Well the last big trip was a drive from South Carolina up to Canada and around Lake Superior and back. My Garmin worked well (till the power connection failed). I used it most around the towns and cities in Canada and Michigan and on the freeway up. I really like knowing ahead of time how far it is to a turn and if its on the right or the left. I have a Colorado 400T with both topo and city navigator. My Canada maps didn't have a lot of detail but I didn't need much. This year I am going back but I can't afford the Canadian maps for where I will be going so I will just be using my 265WT. How did we get along without these things:?:
Welcome to the site eolson.I know what you mean.Never want to go back to hand maps like I use to do in the past.

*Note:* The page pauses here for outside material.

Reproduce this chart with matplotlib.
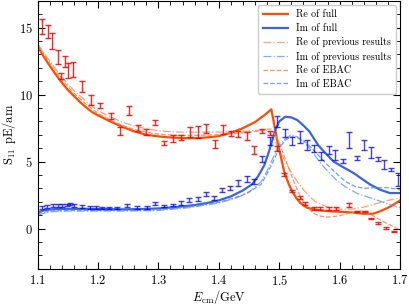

It is amazing what you can do and find with a GPS unit, but I still need a map to see things in a spatial context. I use MS Streets and Trips and Google Earth to set up my long trips, and the GPS provides me with the specific directions on how to get from Point A to Point B.
I have gone overboard with maps, I have Streets and Trips(good for planning), Street Atlas & Topo(more for routing), I pick up paper maps at all the info centers, some states are easier than others(Indiana is hard), but I have found it is always better to have too many than not enough.

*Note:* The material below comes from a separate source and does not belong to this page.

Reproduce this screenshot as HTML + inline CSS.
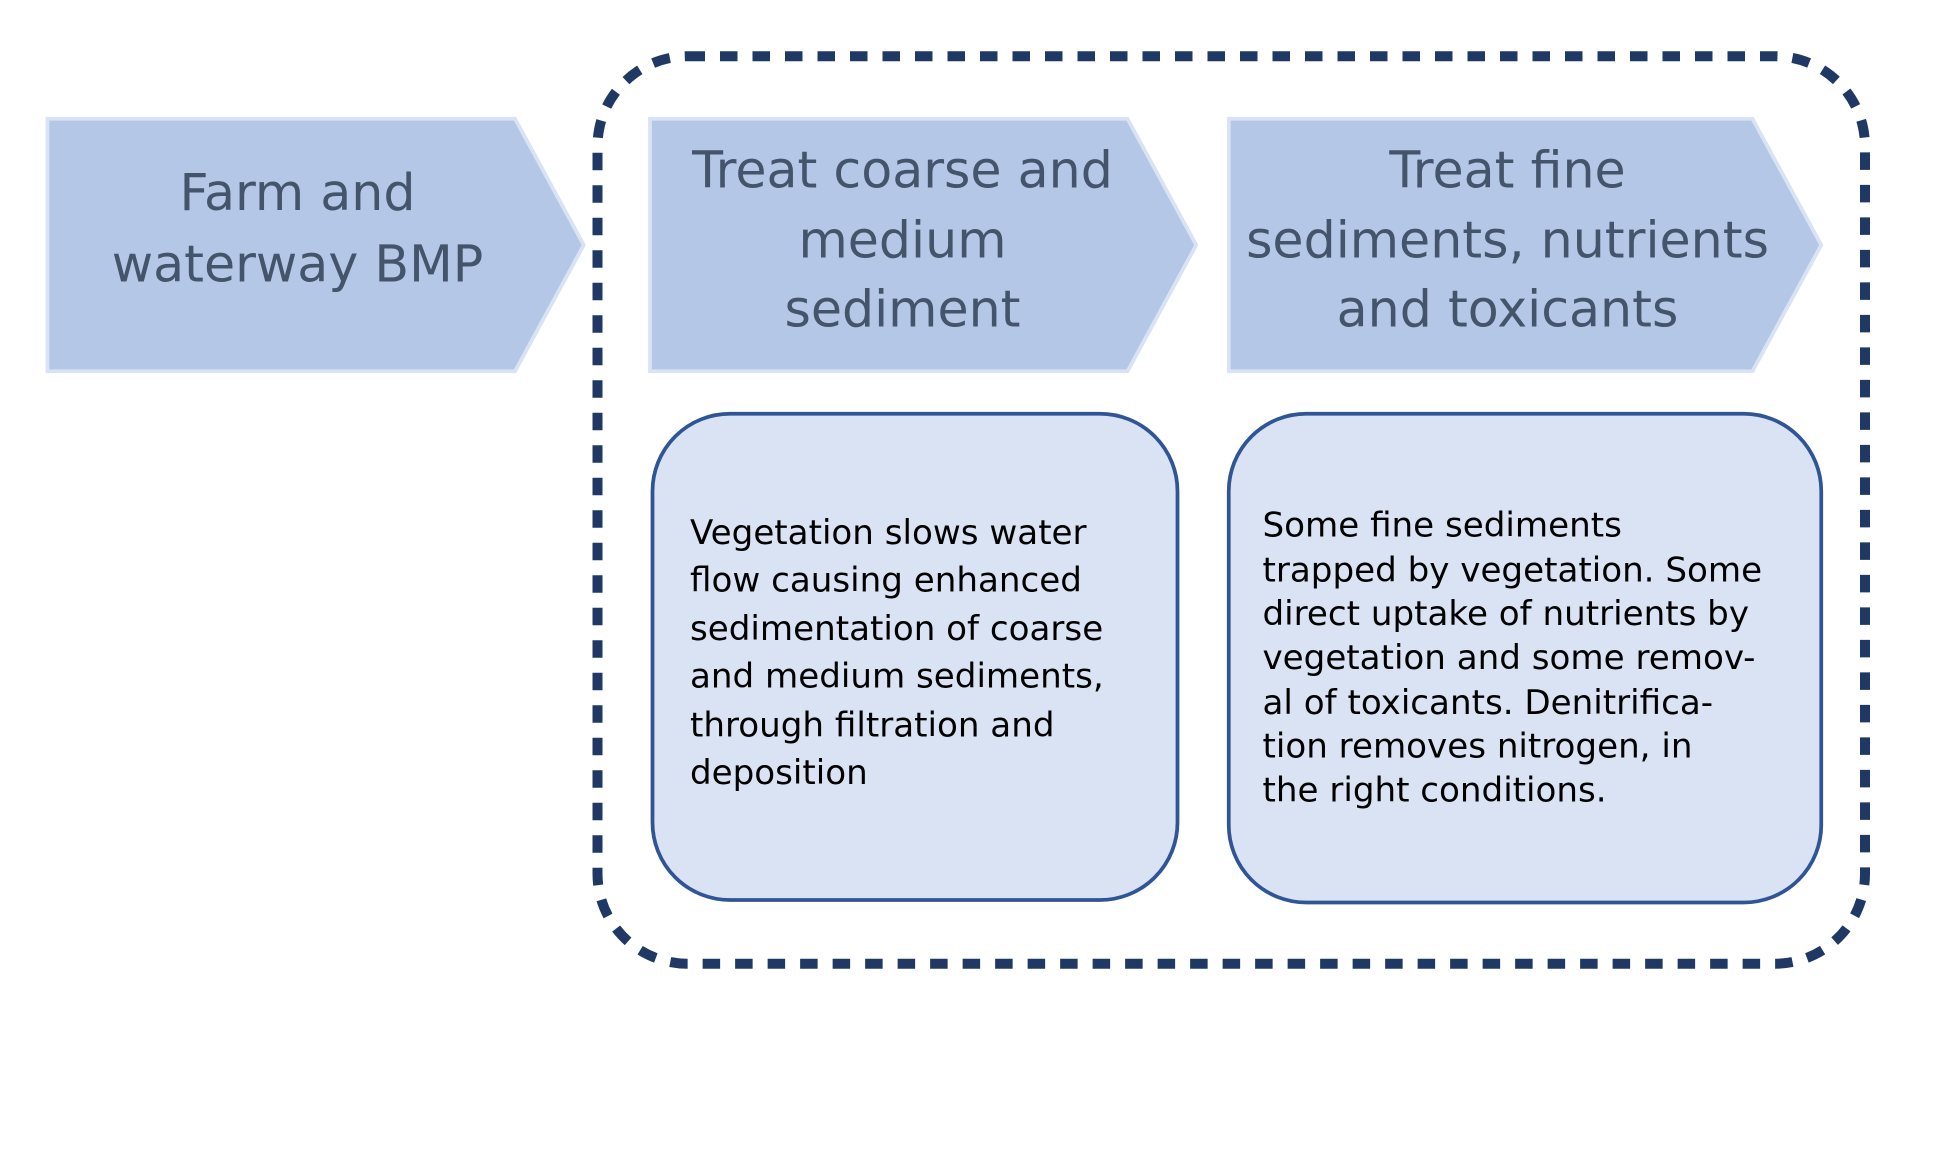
<!DOCTYPE html>
<html><head><meta charset="utf-8"><style>
html,body{margin:0;padding:0;background:#fff;width:1960px;height:1154px;overflow:hidden}
svg{display:block}
.h{font-family:"DejaVu Sans","Liberation Sans",sans-serif;font-size:40.5px;fill:#44546a;text-anchor:middle}
.b{font-family:"DejaVu Sans","Liberation Sans",sans-serif;font-size:27.3px;fill:#000}
</style></head><body>
<svg width="1960" height="1154" viewBox="0 0 1568 923.2" xmlns="http://www.w3.org/2000/svg">
<rect x="478" y="45" width="1014" height="726" rx="72" fill="none" stroke="#1f3864" stroke-width="8" stroke-dasharray="14 12"/>
<polygon points="38,95 412,95 467,196 412,297 38,297" fill="#b4c7e7" stroke="#dae3f3" stroke-width="3"/>
<polygon points="520,95 902,95 957,196 902,297 520,297" fill="#b4c7e7" stroke="#dae3f3" stroke-width="3"/>
<polygon points="983,95 1402,95 1457,196 1402,297 983,297" fill="#b4c7e7" stroke="#dae3f3" stroke-width="3"/>
<rect x="522" y="331" width="420" height="389" rx="62" fill="#dae3f3" stroke="#2f5597" stroke-width="3"/>
<rect x="983" y="331" width="474" height="391" rx="62" fill="#dae3f3" stroke="#2f5597" stroke-width="3"/>
<text class="h" x="238" y="168">Farm and</text>
<text class="h" x="238" y="225">waterway BMP</text>
<text class="h" x="722" y="150">Treat coarse and</text>
<text class="h" x="722" y="206">medium</text>
<text class="h" x="722" y="261">sediment</text>
<text class="h" x="1206" y="150">Treat fine</text>
<text class="h" x="1206" y="206">sediments, nutrients</text>
<text class="h" x="1206" y="261">and toxicants</text>
<g class="b">
<text x="552" y="435">Vegetation slows water</text>
<text x="552" y="473">flow causing enhanced</text>
<text x="552" y="512">sedimentation of coarse</text>
<text x="552" y="550">and medium sediments,</text>
<text x="552" y="589">through filtration and</text>
<text x="552" y="627">deposition</text>
<text x="1010" y="429">Some fine sediments</text>
<text x="1010" y="465">trapped by vegetation. Some</text>
<text x="1010" y="500">direct uptake of nutrients by</text>
<text x="1010" y="535">vegetation and some remov-</text>
<text x="1010" y="571">al of toxicants. Denitrifica-</text>
<text x="1010" y="606">tion removes nitrogen, in</text>
<text x="1010" y="641">the right conditions.</text>
</g>
</svg>
</body></html>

I have gone overboard with maps ... I pick up paper maps at all the info centers, some states are easier than others(Indiana is hard), but I have found it is always better to have too many than not enough.
I find an Atlas provides me with a lot of the same information you get from the various state provided maps. Granted, the detail isn't always there but then oft times I'm not off the "super-slab" either.
You can pick up a good atlas at most truck stops for less than $15 and it has all the states and Canada.